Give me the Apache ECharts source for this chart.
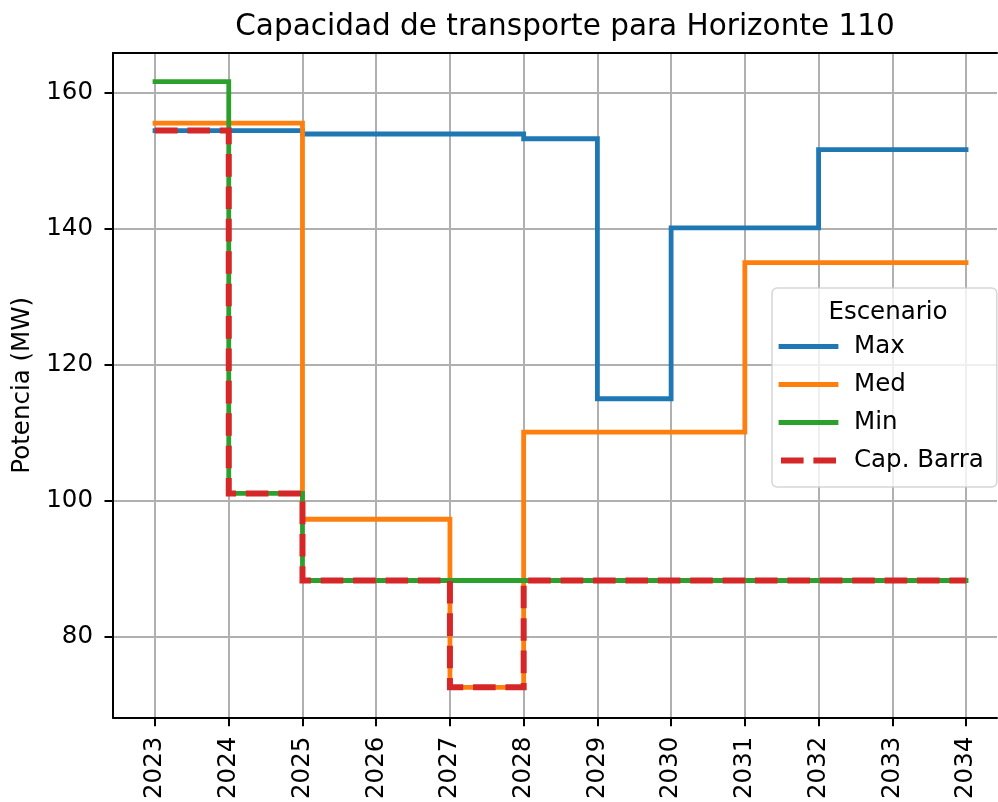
<!DOCTYPE html>
<html>
<head>
<meta charset="utf-8">
<script src="https://cdn.jsdelivr.net/npm/echarts@6/dist/echarts.min.js"></script>
<style>
  html, body { margin: 0; padding: 0; background: #fff; }
  #main { width: 998px; height: 802px; }
</style>
</head>
<body>
<div id="main"></div>
<script>
// datos
var years = [2023, 2024, 2025, 2026, 2027, 2028, 2029, 2030, 2031, 2032, 2033, 2034];
var maxVals = [154.4, 154.4, 153.9, 153.9, 153.9, 153.2, 115.0, 140.1, 140.1, 151.6, 151.6, 151.6];
var medVals = [155.5, 155.5, 97.3, 97.3, 72.6, 110.1, 110.1, 110.1, 135.0, 135.0, 135.0, 135.0];
var minVals = [161.6, 101.1, 88.3, 88.3, 88.3, 88.3, 88.3, 88.3, 88.3, 88.3, 88.3, 88.3];
var capVals = [154.4, 101.1, 88.3, 88.3, 72.6, 88.3, 88.3, 88.3, 88.3, 88.3, 88.3, 88.3];
var yTicks = [80, 100, 120, 140, 160];

var font = 'DejaVu Sans';
var fs = 24.5;
var dash = [22.6, 9.8];
var myChart = echarts.init(document.getElementById('main'), null, {renderer: 'canvas'});

function pares(vals) {
    return years.map(function (y, i) { return [y, vals[i]]; });
}

function serie(name, vals, color, dashed) {
    return {
        name: name,
        type: 'line',
        step: 'end',
        data: pares(vals),
        symbol: 'none',
        showSymbol: false,
        animation: false,
        lineStyle: {
            color: color,
            width: dashed ? 6 : 4.8,
            type: dashed ? dash : 'solid',
            cap: dashed ? 'butt' : 'square',
            join: 'miter'
        },
        itemStyle: {color: color}
    };
}

var option = {
    backgroundColor: '#fff',
    animation: false,
    title: [
        {
            text: 'Capacidad de transporte para Horizonte 110',
            left: 560, top: 7, textAlign: 'center',
            textStyle: {fontFamily: font, fontSize: 29.5, fontWeight: 'normal', color: '#000'}
        },
        {
            text: 'Escenario',
            left: 883, top: 295, textAlign: 'center',
            textStyle: {fontFamily: font, fontSize: fs, fontWeight: 'normal', color: '#000'}
        }
    ],
    grid: {
        left: 113, top: 53, width: 884, height: 665,
        show: false, containLabel: false
    },
    legend: {
        orient: 'vertical',
        left: 772, top: 288,
        padding: [46, 13, 14, 6],
        itemWidth: 55, itemHeight: 24, itemGap: 13,
        backgroundColor: 'rgba(255,255,255,0.8)',
        borderColor: 'rgba(204,204,204,0.8)', borderWidth: 1.5, borderRadius: 5,
        itemStyle: {opacity: 0},
        lineStyle: {width: 4.8},
        data: [
            {name: 'Max'},
            {name: 'Med'},
            {name: 'Min'},
            {name: 'Cap. Barra', lineStyle: {width: 6, type: dash, cap: 'butt'}}
        ],
        textStyle: {fontFamily: font, fontSize: fs, color: '#000', padding: [0, 0, 0, 13]}
    },
    xAxis: [
        {
            type: 'value', min: 2022.43, max: 2034.42,
            axisLine: {show: true, onZero: false, lineStyle: {color: '#000', width: 2}},
            axisTick: {show: true, customValues: years, length: 8.5, lineStyle: {color: '#000', width: 2}},
            axisLabel: {
                customValues: years, rotate: 90, margin: 19,
                fontFamily: font, fontSize: fs, color: '#000',
                formatter: function (v) { return String(v); }
            },
            splitLine: {show: true, lineStyle: {color: '#b0b0b0', width: 2}}
        },
        {
            // borde superior
            type: 'value', position: 'top', min: 2022.43, max: 2034.42,
            axisLine: {show: true, onZero: false, lineStyle: {color: '#000', width: 2}},
            axisTick: {show: false}, axisLabel: {show: false}, splitLine: {show: false}
        }
    ],
    yAxis: {
        type: 'value', min: 68.15, max: 165.8,
        name: 'Potencia (MW)', nameLocation: 'middle', nameGap: 78,
        nameTextStyle: {fontFamily: font, fontSize: fs, color: '#000'},
        axisLine: {show: true, onZero: false, lineStyle: {color: '#000', width: 2}},
        axisTick: {show: true, customValues: yTicks, length: 8.5, lineStyle: {color: '#000', width: 2}},
        axisLabel: {customValues: yTicks, margin: 20, fontFamily: font, fontSize: fs, color: '#000'},
        splitLine: {show: true, lineStyle: {color: '#b0b0b0', width: 2}}
    },
    series: [
        serie('Max', maxVals, '#1f77b4', false),
        serie('Med', medVals, '#ff7f0e', false),
        serie('Min', minVals, '#2ca02c', false),
        serie('Cap. Barra', capVals, '#d62728', true)
    ]
};

myChart.setOption(option);
</script>
</body>
</html>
************
- [Exercise]
Set down the complete material exactly, but do not include the images.

- [Answer to the problem]
Give me the Apache ECharts source for this chart.
<!DOCTYPE html>
<html>
<head>
<meta charset="utf-8">
<script src="https://cdn.jsdelivr.net/npm/echarts@6/dist/echarts.min.js"></script>
<style>
  html, body { margin: 0; padding: 0; background: #fff; }
  #main { width: 998px; height: 802px; }
</style>
</head>
<body>
<div id="main"></div>
<script>
// datos
var years = [2023, 2024, 2025, 2026, 2027, 2028, 2029, 2030, 2031, 2032, 2033, 2034];
var maxVals = [154.4, 154.4, 153.9, 153.9, 153.9, 153.2, 115.0, 140.1, 140.1, 151.6, 151.6, 151.6];
var medVals = [155.5, 155.5, 97.3, 97.3, 72.6, 110.1, 110.1, 110.1, 135.0, 135.0, 135.0, 135.0];
var minVals = [161.6, 101.1, 88.3, 88.3, 88.3, 88.3, 88.3, 88.3, 88.3, 88.3, 88.3, 88.3];
var capVals = [154.4, 101.1, 88.3, 88.3, 72.6, 88.3, 88.3, 88.3, 88.3, 88.3, 88.3, 88.3];
var yTicks = [80, 100, 120, 140, 160];

var font = 'DejaVu Sans';
var fs = 24.5;
var dash = [22.6, 9.8];
var myChart = echarts.init(document.getElementById('main'), null, {renderer: 'canvas'});

function pares(vals) {
    return years.map(function (y, i) { return [y, vals[i]]; });
}

function serie(name, vals, color, dashed) {
    return {
        name: name,
        type: 'line',
        step: 'end',
        data: pares(vals),
        symbol: 'none',
        showSymbol: false,
        animation: false,
        lineStyle: {
            color: color,
            width: dashed ? 6 : 4.8,
            type: dashed ? dash : 'solid',
            cap: dashed ? 'butt' : 'square',
            join: 'miter'
        },
        itemStyle: {color: color}
    };
}

var option = {
    backgroundColor: '#fff',
    animation: false,
    title: [
        {
            text: 'Capacidad de transporte para Horizonte 110',
            left: 560, top: 7, textAlign: 'center',
            textStyle: {fontFamily: font, fontSize: 29.5, fontWeight: 'normal', color: '#000'}
        },
        {
            text: 'Escenario',
            left: 883, top: 295, textAlign: 'center',
            textStyle: {fontFamily: font, fontSize: fs, fontWeight: 'normal', color: '#000'}
        }
    ],
    grid: {
        left: 113, top: 53, width: 884, height: 665,
        show: false, containLabel: false
    },
    legend: {
        orient: 'vertical',
        left: 772, top: 288,
        padding: [46, 13, 14, 6],
        itemWidth: 55, itemHeight: 24, itemGap: 13,
        backgroundColor: 'rgba(255,255,255,0.8)',
        borderColor: 'rgba(204,204,204,0.8)', borderWidth: 1.5, borderRadius: 5,
        itemStyle: {opacity: 0},
        lineStyle: {width: 4.8},
        data: [
            {name: 'Max'},
            {name: 'Med'},
            {name: 'Min'},
            {name: 'Cap. Barra', lineStyle: {width: 6, type: dash, cap: 'butt'}}
        ],
        textStyle: {fontFamily: font, fontSize: fs, color: '#000', padding: [0, 0, 0, 13]}
    },
    xAxis: [
        {
            type: 'value', min: 2022.43, max: 2034.42,
            axisLine: {show: true, onZero: false, lineStyle: {color: '#000', width: 2}},
            axisTick: {show: true, customValues: years, length: 8.5, lineStyle: {color: '#000', width: 2}},
            axisLabel: {
                customValues: years, rotate: 90, margin: 19,
                fontFamily: font, fontSize: fs, color: '#000',
                formatter: function (v) { return String(v); }
            },
            splitLine: {show: true, lineStyle: {color: '#b0b0b0', width: 2}}
        },
        {
            // borde superior
            type: 'value', position: 'top', min: 2022.43, max: 2034.42,
            axisLine: {show: true, onZero: false, lineStyle: {color: '#000', width: 2}},
            axisTick: {show: false}, axisLabel: {show: false}, splitLine: {show: false}
        }
    ],
    yAxis: {
        type: 'value', min: 68.15, max: 165.8,
        name: 'Potencia (MW)', nameLocation: 'middle', nameGap: 78,
        nameTextStyle: {fontFamily: font, fontSize: fs, color: '#000'},
        axisLine: {show: true, onZero: false, lineStyle: {color: '#000', width: 2}},
        axisTick: {show: true, customValues: yTicks, length: 8.5, lineStyle: {color: '#000', width: 2}},
        axisLabel: {customValues: yTicks, margin: 20, fontFamily: font, fontSize: fs, color: '#000'},
        splitLine: {show: true, lineStyle: {color: '#b0b0b0', width: 2}}
    },
    series: [
        serie('Max', maxVals, '#1f77b4', false),
        serie('Med', medVals, '#ff7f0e', false),
        serie('Min', minVals, '#2ca02c', false),
        serie('Cap. Barra', capVals, '#d62728', true)
    ]
};

myChart.setOption(option);
</script>
</body>
</html>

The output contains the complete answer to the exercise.